OBJECTIVE: To test the hypothesis that chromosomal rearrangements (CRs) can distinguish low risk of progression (LRP) from intermediate and high risk of progression (IHRP) to prostate cancer (PCa) and if these CRs have the potential to identify men with LRP on needle biopsy that harbor IHRP PCa in the prostate gland. PATIENTS AND METHODS: Mate pair sequencing of amplified DNA from pure populations of Gleason patterns in 154 frozen specimens from 126 patients obtained between August 14, 2001, and July 15, 2011, was used to detect CRs including abnormal junctions and copy number variations. Potential CR biomarkers with higher incidence in IHRP than in LRP to cancer and having significance in PCa biology were identified. Independent validation was performed by fluorescence in situ hybridization in 152 specimens from 124 patients obtained between February 12, 2002, and July 12, 2008. RESULTS: The number of abnormal junctions did not distinguish LRP from IHRP. Loci corresponding to genes implicated in PCa were more frequently altered in IHRP. Integrated analysis of copy number variations and microarray data yielded 6 potential markers that were more frequently detected in Gleason pattern 3 of a Gleason score 7 of PCa than in Gleason pattern 3 of a Gleason score 6 PCa.
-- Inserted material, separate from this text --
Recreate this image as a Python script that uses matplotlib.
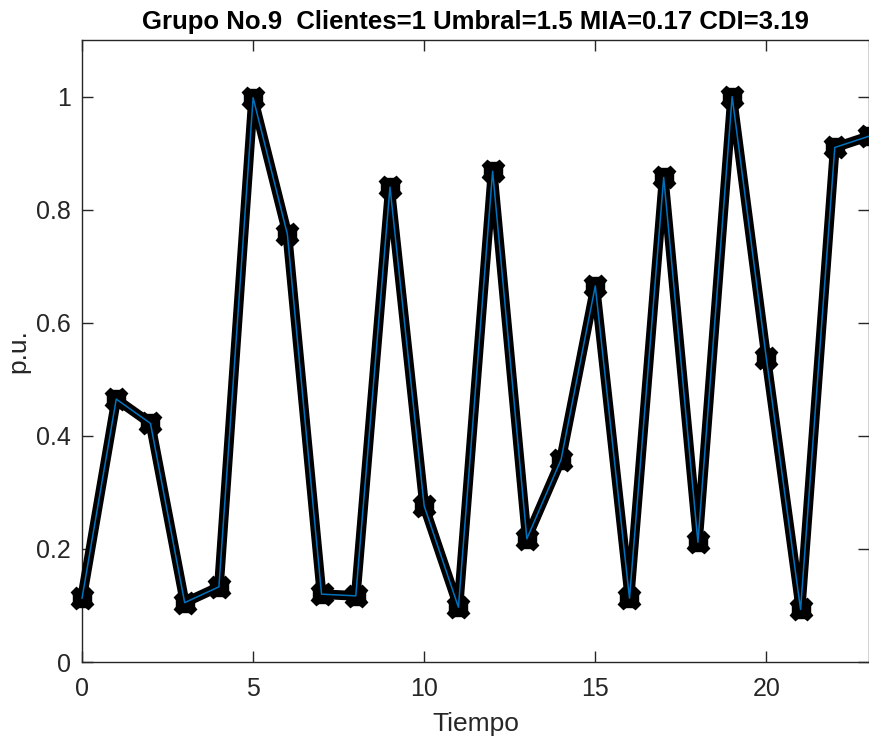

Five of those were cross-validated in an independent sample set with statistically significant areas under the receiver operating characteristic curves (AUCs) (P≤.01). Probes detecting deletions in PTEN and CHD1 had AUCs of 0.87 (95% CI, 0.77-0.97) and 0.73 (95% CI, 0.60-0.86), respectively, and probes detecting gains in ASAP1, MYC, and HDAC9 had AUCs of 0.71 (95% CI, 0.59-0.84), 0.82 (95% CI, 0.71-0.93), and 0.77 (95% CI, 0.66-0.89), respectively (for expansion of gene symbols, use search tool at www.genenames.org). CONCLUSION: Copy number variations in regions encompassing important PCa genes were predictive of cancer significance and have the potential to identify men with LRP PCa by needle biopsy who have IHRP PCa in their prostate gland.